The legality of last year’s Investigatory Powers Act may be referred to the European Court of Justice, following a challenge
The European Court of Justice may be asked to decide on whether mass surveillance by the UK’s intelligence agencies is legal, following a legal challenge mounted by activist group Privacy International.
The court ruled in December that the “general and indiscriminate retention” of electronic communications by governments is illegal, in response to a case brought by Labour MP Tom Watson and Conservative MP David Davis, who is now Brexit secretary.
The European judgement, which examined the 2014 Data Retention and Investigatory Powers Act, found only the “targeted retention of that data solely for the purpose of fighting serious crime” was permissible.
That decision hasn’t been implemented in the UK, which has sought to legitimise the far-reaching surveillance practices of GCHQ, MI5 and MI6 in the Investigatory Powers Act that became law last year, according to the new challenge.
On Monday the Investigatory Powers Tribunal (IPT) said it was considering referring the issue to the European Court of Justice in Luxembourg.
PIT vice president Mr. Justice Mitting told the hearing the case “raises a fundamental political question as to the competing powers of the nation state and the EU”, according to The Guardian.
Privacy International told the court the untargeted surveillance justified by the so-called “Snooper’s Charter”, which has continued for more than a decade, is not subject to sufficient safeguards.

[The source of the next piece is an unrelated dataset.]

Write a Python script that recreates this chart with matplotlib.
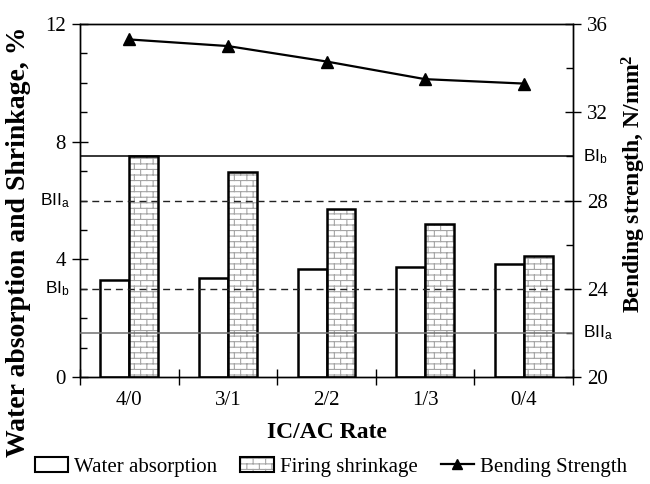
import warnings
import numpy as np
import matplotlib
matplotlib.use('Agg')
import matplotlib.pyplot as plt
import matplotlib.hatch as mhatch
from matplotlib.path import Path
from matplotlib.patches import Patch
from matplotlib.lines import Line2D
from matplotlib.ticker import MultipleLocator, FixedLocator, NullFormatter, FixedFormatter
from matplotlib.legend_handler import HandlerTuple

warnings.filterwarnings('ignore')

# ---------------- data ----------------
categories = ['4/0', '3/1', '2/2', '1/3', '0/4']
water_absorption = [3.31, 3.36, 3.68, 3.74, 3.84]
firing_shrinkage = [7.51, 6.98, 5.72, 5.2, 4.13]
bending_strength = [35.3, 35.0, 34.3, 33.5, 33.3]
wa_limit_labels = ['BII$_\\mathregular{a}$', 'BI$_\\mathregular{b}$']
wa_limit_values = [6, 3]
bs_limit_labels = ['BI$_\\mathregular{b}$', 'BII$_\\mathregular{a}$']
bs_limit_values = [30, 22]

# ---------------- brick hatch ----------------
class BrickHatch(mhatch.HatchPatternBase):
    rows = 18
    cols = 8

    def __init__(self, hatch, density):
        self.on = hatch.count('b') > 0
        r, c = self.rows, self.cols
        self.num_vertices = 2 * (r + r * c + c) if self.on else 0

    def set_vertices_and_codes(self, vertices, codes):
        r, c = self.rows, self.cols
        ys = (np.arange(r) + 0.5) / r
        segs = []
        for y in ys:
            segs.append(((0.0, y), (1.0, y)))
        for i in range(r):
            xs = (np.arange(c) + 0.25 + 0.5 * (i % 2)) / c
            y0 = ys[i]
            y1 = ys[i + 1] if i < r - 1 else 1.0
            for xx in xs:
                segs.append(((xx, y0), (xx, y1)))
            if i == r - 1:
                for xx in xs:
                    segs.append(((xx, 0.0), (xx, ys[0])))
        arr = np.array(segs).reshape(-1, 2)
        vertices[:] = arr
        codes[0::2] = Path.MOVETO
        codes[1::2] = Path.LINETO

mhatch._hatch_types.append(BrickHatch)

plt.rcParams['font.family'] = ['Liberation Serif', 'DejaVu Serif']
plt.rcParams['mathtext.default'] = 'regular'
plt.rcParams['hatch.linewidth'] = 0.8

fig = plt.figure(figsize=(6.5, 4.84), dpi=100)
L, R, T, B = 80, 573, 24, 377
ax = fig.add_axes([L / 650, 1 - B / 484, (R - L) / 650, (B - T) / 484])

x = np.arange(len(categories))
w = 0.294
hatch_gray = '#a5a5a5'
ax.bar(x - w / 2, water_absorption, w, facecolor='white', edgecolor='black', lw=1.8, zorder=2)
ax.bar(x + w / 2, firing_shrinkage, w, facecolor='white', edgecolor=hatch_gray, lw=0, hatch='b', zorder=2)
ax.bar(x + w / 2, firing_shrinkage, w, facecolor='none', edgecolor='black', lw=1.8, zorder=3)

for lab, v in zip(wa_limit_labels, wa_limit_values):
    ax.axhline(v, color='#222222', lw=1.0, ls=(0, (5, 3.5)), zorder=5)
    ax.text(-0.02, v, lab, transform=ax.get_yaxis_transform(), ha='right', va='center',
            fontsize=12.5, family='Liberation Sans')

ax.set_xlim(-0.5, len(categories) - 0.5)
ax.set_ylim(0, 12)
ax.yaxis.set_major_locator(MultipleLocator(4))
ax.yaxis.set_minor_locator(MultipleLocator(1))
ax.xaxis.set_major_locator(FixedLocator(np.arange(len(categories) + 1) - 0.5))
ax.xaxis.set_major_formatter(NullFormatter())
ax.xaxis.set_minor_locator(FixedLocator(x))
ax.xaxis.set_minor_formatter(FixedFormatter(categories))
ax.tick_params(axis='x', which='major', direction='inout', length=12, width=1)
ax.tick_params(axis='x', which='minor', length=0, pad=10, labelsize=15)
ax.tick_params(axis='y', which='major', direction='inout', length=12, width=1, labelsize=15, pad=4)
ax.tick_params(axis='y', which='minor', direction='in', length=5, width=1)
for s in ax.spines.values():
    s.set_linewidth(1.0)

ax2 = ax.twinx()
ax2.set_ylim(20, 36)
ax2.plot(x, bending_strength, '-^', color='black', lw=1.6, ms=8, zorder=6)
for lab, v, c in zip(bs_limit_labels, bs_limit_values, ['black', '#707070']):
    ax2.axhline(v, color=c, lw=1.1, zorder=5)
    ax2.text(1.02, v, lab, transform=ax2.get_yaxis_transform(), ha='left', va='center',
             fontsize=12.5, family='Liberation Sans')
ax2.yaxis.set_major_locator(MultipleLocator(4))
ax2.yaxis.set_minor_locator(MultipleLocator(2))
ax2.tick_params(axis='y', which='major', direction='inout', length=12, width=1, labelsize=15, pad=4)
ax2.tick_params(axis='y', which='minor', direction='in', length=5, width=1)
for s in ax2.spines.values():
    s.set_linewidth(1.0)

fig.text(0.028, 0.5, 'Water absorption and Shrinkage, %', rotation=90, fontsize=20,
         fontweight='bold', ha='center', va='center')
fig.text(0.975, 0.62, 'Bending strength, N/mm$^{2}$', rotation=90, fontsize=17,
         fontweight='bold', ha='center', va='center')
fig.text((L + R) / 2 / 650, 1 - 432 / 484, 'IC/AC Rate', fontsize=17, fontweight='bold',
         ha='center', va='center')

h1 = Patch(facecolor='white', edgecolor='black', lw=1.5)
h2 = (Patch(facecolor='white', edgecolor=hatch_gray, lw=0, hatch='b'),
      Patch(facecolor='none', edgecolor='black', lw=1.5))
h3 = Line2D([], [], color='black', marker='^', lw=1.6, ms=7)
fig.legend([h1, h2, h3], ['Water absorption', 'Firing shrinkage', 'Bending Strength'],
           loc='center', bbox_to_anchor=(331 / 650, 1 - 467 / 484), ncol=3, frameon=False,
           fontsize=15, handlelength=1.6, handletextpad=0.3, columnspacing=1.1,
           handler_map={tuple: HandlerTuple(ndivide=1, pad=0)})

fig.savefig('out.png', dpi=100)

Data collected under the regime, which includes location data and call history for all UK mobile phones, is shared with private companies, university researchers and other countries’ governments with minimal restrictions on its use, according to the NGO’s case.
Limits are necessary even in the face of serious threats such as the recent London and Manchester attacks, the group argued.
“Notwithstanding such terrible threats to human life, the constitutional right to personal privacy sets limits on state surveillance powers,” Thomas de la Mare QC, for Privacy International, told the tribunal.
Regardless of its EU membership status, the UK may not be able to receive intelligence from other European countries unless its legal regime is aligned with theirs, the group argued.
The government’s case acknowledges that the EU court may be asked to clarify its judgement.
James Eadie QC, for the government, said the bulk collection of communications data is necessary due to the rise of encryption and in order to reduce the necessity of more intrusive techniques, such as the direct interception of transmissions.
The case begins following a renewed promise by prime minister Theresa May to force Internet companies to water down the encryption used in online and mobile communications.